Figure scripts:
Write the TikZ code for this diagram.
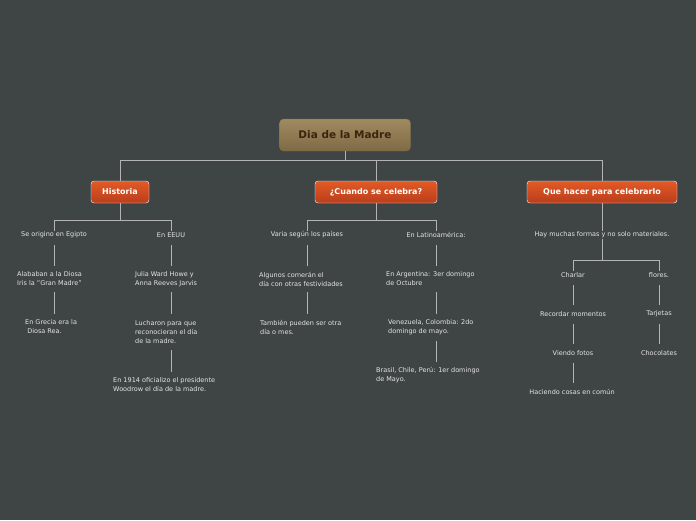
\documentclass[tikz,border=0pt]{standalone}
\usepackage{fontspec}
\setmainfont{DejaVu Sans}
\definecolor{bg}{HTML}{3F4444}
\definecolor{tx}{HTML}{E6E6E6}
\definecolor{lnc}{HTML}{B4B4B4}
\definecolor{ot}{HTML}{E35A25}
\definecolor{ob}{HTML}{B83E1C}
\definecolor{rt}{HTML}{A08A60}
\definecolor{rb}{HTML}{7E6A45}
\definecolor{rtx}{HTML}{3A2410}
\begin{document}
\begin{tikzpicture}[x=1pt,y=-1pt,
  txt/.style={text=tx, font=\fontsize{6.5}{9}\selectfont, inner sep=1pt, align=left},
  main/.style={draw=white, rounded corners=3pt, top color=ot, bottom color=ob, text=white, font=\bfseries\fontsize{8}{9}\selectfont, minimum height=22pt, inner xsep=7pt},
  ln/.style={draw=lnc, line width=0.8pt}]
\fill[bg] (0,0) rectangle (696,520);
\useasboundingbox (0,0) rectangle (696,520);
\node[rounded corners=4pt, top color=rt, bottom color=rb, draw=rb, text=rtx, font=\bfseries\fontsize{10.5}{11}\selectfont, minimum width=131pt, minimum height=32pt] (root) at (345,135) {Dia de la Madre};
\node[main, minimum width=58pt] (h) at (120,192) {Historia};
\node[main, minimum width=122pt] (c) at (376,192) {¿Cuando se celebra?};
\node[main, minimum width=150pt] (q) at (602,192) {Que hacer para celebrarlo};
\draw[ln] (root.south) -- (345,160);
\draw[ln] (h.north) -- (120,160) -- (602,160) -- (q.north);
\draw[ln] (c.north) -- (376,160);
% Historia
\node[txt] (h1) at (54,235) {Se origino en Egipto};
\node[txt] (h2) at (171,235) {En EEUU};
\node[txt,anchor=west] (h11) at (16,279) {Alababan a la Diosa\\Iris la "Gran Madre"};
\node[txt,anchor=west] (h12) at (24,327) {En Grecia era la\\\ Diosa Rea.};
\node[txt,anchor=west] (h21) at (134,279) {Julia Ward Howe y\\Anna Reeves Jarvis};
\node[txt,anchor=west] (h22) at (134,332) {Lucharon para que\\reconocieran el día\\de la madre.};
\node[txt,anchor=west] (h23) at (112,385) {En 1914 oficializo el presidente\\Woodrow el día de la madre.};
\draw[ln] (h.south) -- (120,220);
\draw[ln] (h1.north) -- (54,220) -- (171,220) -- (h2.north);
\draw[ln] (54,245) -- (54,266);
\draw[ln] (54,292) -- (54,314);
\draw[ln] (171,245) -- (171,266);
\draw[ln] (171,292) -- (171,314);
\draw[ln] (171,350) -- (171,372);
% Cuando
\node[txt] (c1) at (307,235) {Varia según los países};
\node[txt] (c2) at (436,235) {En Latinoamérica:};
\node[txt,anchor=west] (c11) at (258,279) {Algunos comerán el\\día con otras festividades};
\node[txt,anchor=west] (c12) at (259,327) {También pueden ser otra\\día o mes.};
\node[txt,anchor=west] (c21) at (385,279) {En Argentina: 3er domingo\\de Octubre};
\node[txt,anchor=west] (c22) at (387,327) {Venezuela, Colombia: 2do\\domingo de mayo.};
\node[txt,anchor=west] (c23) at (375,375) {Brasil, Chile, Perú: 1er domingo\\de Mayo.};
\draw[ln] (c.south) -- (376,220);
\draw[ln] (c1.north) -- (307,220) -- (436,220) -- (c2.north);
\draw[ln] (307,245) -- (307,266);
\draw[ln] (307,292) -- (307,314);
\draw[ln] (436,245) -- (436,266);
\draw[ln] (436,292) -- (436,314);
\draw[ln] (436,341) -- (436,362);
% Que hacer
\node[txt] (q1) at (602,235) {Hay muchas formas y no solo materiales.};
\node[txt] (qa) at (573,275) {Charlar};
\node[txt] (qb) at (659,275) {flores.};
\node[txt] (qa1) at (573,314) {Recordar momentos};
\node[txt] (qa2) at (573,353) {Viendo fotos};
\node[txt] (qa3) at (572,392) {Haciendo cosas en común};
\node[txt] (qb1) at (659,314) {Tarjetas};
\node[txt] (qb2) at (659,353) {Chocolates};
\draw[ln] (q.south) -- (q1.north);
\draw[ln] (q1.south) -- (602,260);
\draw[ln] (qa.north) -- (573,260) -- (659,260) -- (qb.north);
\draw[ln] (573,285) -- (573,305);
\draw[ln] (573,324) -- (573,344);
\draw[ln] (573,363) -- (573,383);
\draw[ln] (659,285) -- (659,305);
\draw[ln] (659,324) -- (659,344);
\end{tikzpicture}
\end{document}
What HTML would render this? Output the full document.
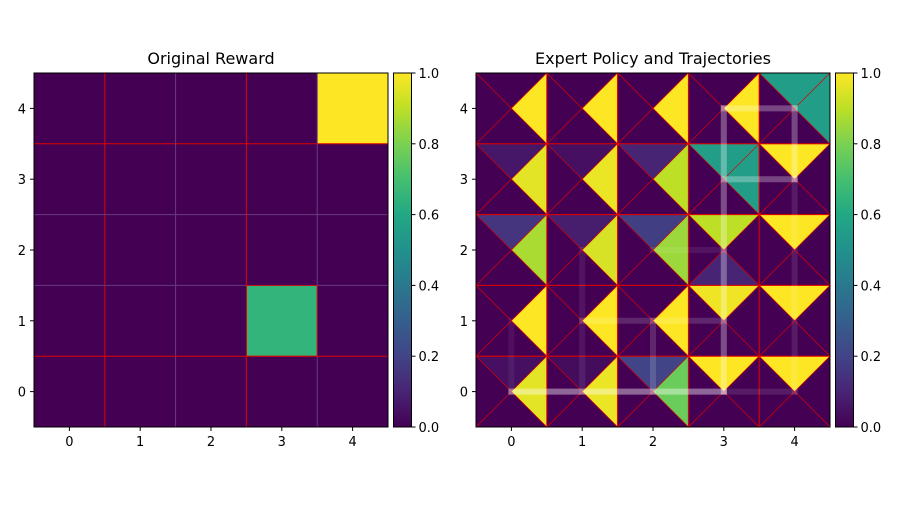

SHORT EXERCISE:
Omit every image. Quote each record exactly.

TASK OUTPUT:
Write the TikZ code for this diagram.
\documentclass[tikz,border=0pt]{standalone}
\usepackage{fontspec}
\setmainfont{DejaVu Sans}
\definecolor{bg}{HTML}{3F4444}
\definecolor{tx}{HTML}{E6E6E6}
\definecolor{lnc}{HTML}{B4B4B4}
\definecolor{ot}{HTML}{E35A25}
\definecolor{ob}{HTML}{B83E1C}
\definecolor{rt}{HTML}{A08A60}
\definecolor{rb}{HTML}{7E6A45}
\definecolor{rtx}{HTML}{3A2410}
\begin{document}
\begin{tikzpicture}[x=1pt,y=-1pt,
  txt/.style={text=tx, font=\fontsize{6.5}{9}\selectfont, inner sep=1pt, align=left},
  main/.style={draw=white, rounded corners=3pt, top color=ot, bottom color=ob, text=white, font=\bfseries\fontsize{8}{9}\selectfont, minimum height=22pt, inner xsep=7pt},
  ln/.style={draw=lnc, line width=0.8pt}]
\fill[bg] (0,0) rectangle (696,520);
\useasboundingbox (0,0) rectangle (696,520);
\node[rounded corners=4pt, top color=rt, bottom color=rb, draw=rb, text=rtx, font=\bfseries\fontsize{10.5}{11}\selectfont, minimum width=131pt, minimum height=32pt] (root) at (345,135) {Dia de la Madre};
\node[main, minimum width=58pt] (h) at (120,192) {Historia};
\node[main, minimum width=122pt] (c) at (376,192) {¿Cuando se celebra?};
\node[main, minimum width=150pt] (q) at (602,192) {Que hacer para celebrarlo};
\draw[ln] (root.south) -- (345,160);
\draw[ln] (h.north) -- (120,160) -- (602,160) -- (q.north);
\draw[ln] (c.north) -- (376,160);
% Historia
\node[txt] (h1) at (54,235) {Se origino en Egipto};
\node[txt] (h2) at (171,235) {En EEUU};
\node[txt,anchor=west] (h11) at (16,279) {Alababan a la Diosa\\Iris la "Gran Madre"};
\node[txt,anchor=west] (h12) at (24,327) {En Grecia era la\\\ Diosa Rea.};
\node[txt,anchor=west] (h21) at (134,279) {Julia Ward Howe y\\Anna Reeves Jarvis};
\node[txt,anchor=west] (h22) at (134,332) {Lucharon para que\\reconocieran el día\\de la madre.};
\node[txt,anchor=west] (h23) at (112,385) {En 1914 oficializo el presidente\\Woodrow el día de la madre.};
\draw[ln] (h.south) -- (120,220);
\draw[ln] (h1.north) -- (54,220) -- (171,220) -- (h2.north);
\draw[ln] (54,245) -- (54,266);
\draw[ln] (54,292) -- (54,314);
\draw[ln] (171,245) -- (171,266);
\draw[ln] (171,292) -- (171,314);
\draw[ln] (171,350) -- (171,372);
% Cuando
\node[txt] (c1) at (307,235) {Varia según los países};
\node[txt] (c2) at (436,235) {En Latinoamérica:};
\node[txt,anchor=west] (c11) at (258,279) {Algunos comerán el\\día con otras festividades};
\node[txt,anchor=west] (c12) at (259,327) {También pueden ser otra\\día o mes.};
\node[txt,anchor=west] (c21) at (385,279) {En Argentina: 3er domingo\\de Octubre};
\node[txt,anchor=west] (c22) at (387,327) {Venezuela, Colombia: 2do\\domingo de mayo.};
\node[txt,anchor=west] (c23) at (375,375) {Brasil, Chile, Perú: 1er domingo\\de Mayo.};
\draw[ln] (c.south) -- (376,220);
\draw[ln] (c1.north) -- (307,220) -- (436,220) -- (c2.north);
\draw[ln] (307,245) -- (307,266);
\draw[ln] (307,292) -- (307,314);
\draw[ln] (436,245) -- (436,266);
\draw[ln] (436,292) -- (436,314);
\draw[ln] (436,341) -- (436,362);
% Que hacer
\node[txt] (q1) at (602,235) {Hay muchas formas y no solo materiales.};
\node[txt] (qa) at (573,275) {Charlar};
\node[txt] (qb) at (659,275) {flores.};
\node[txt] (qa1) at (573,314) {Recordar momentos};
\node[txt] (qa2) at (573,353) {Viendo fotos};
\node[txt] (qa3) at (572,392) {Haciendo cosas en común};
\node[txt] (qb1) at (659,314) {Tarjetas};
\node[txt] (qb2) at (659,353) {Chocolates};
\draw[ln] (q.south) -- (q1.north);
\draw[ln] (q1.south) -- (602,260);
\draw[ln] (qa.north) -- (573,260) -- (659,260) -- (qb.north);
\draw[ln] (573,285) -- (573,305);
\draw[ln] (573,324) -- (573,344);
\draw[ln] (573,363) -- (573,383);
\draw[ln] (659,285) -- (659,305);
\draw[ln] (659,324) -- (659,344);
\end{tikzpicture}
\end{document}
What HTML would render this? Output the full document.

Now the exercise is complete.